May 21st 2013
So I’ve been totally wanting French onion soup lately, but it’s not soup weather. When it’s sunny and bright outside and the house is muggy soup isn’t the most appealing thing to serve. So I decided to make a French onion tart, with all the flavors of its soupy rival, but in a portable, can be served room temp with salad alternative. This recipe is totally easy and my whole family loves it! Great for meatless Monday, and no one will miss the meat!
Softball sized onion, I got a Texas sweet onion, use what you like, but I would suggest a sweet variety. Slice all the onions and place in a heated sauté pan (medium) with 1 tbsp olive oil. Let sauté till light brow (15 minutes), add 2 Tbsp. red wine vinegar, 2 sprigs fresh thyme, 1 tsp pepper…cook 5 more minutes, and add 1 Tbsp. butter, 1 Tbsp. parsley, 1 Tbsp. Soy sauce (great for richness and color, turn off heat. Set aside. Pre heat oven 400 degrees.
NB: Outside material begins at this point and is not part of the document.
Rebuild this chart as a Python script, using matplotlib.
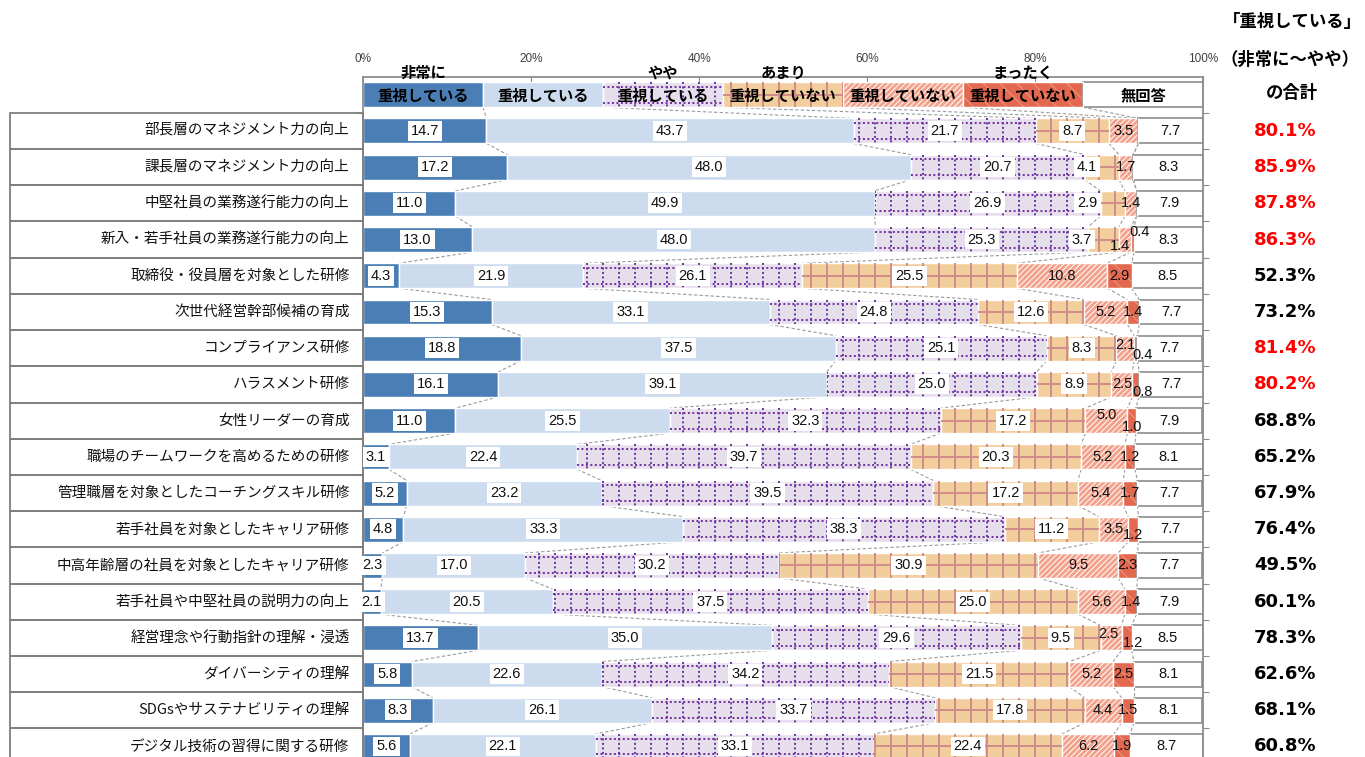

Cut one box of thawed puff pastry into eight squares, pre bake for 10 minutes….push down centers when they come out of oven. Top with even parts onion mixture and 1 oz of gruyere chesse, bake twenty minutes or until brown and bubbly, like a bowl of French onion soup! Serve with salad, mine was comprised of Organic spring mix, 2 Tbsp. olive oil, 2 Tbsp. balsamic vinegar, 1 tsp. ground pepper, 2 Tbsp. pecorino cheese….salad is so easy and fresh! My kids love this salad and it so simple you can make it in 5 min, but elegant and tasty enough to serve at a dinner party!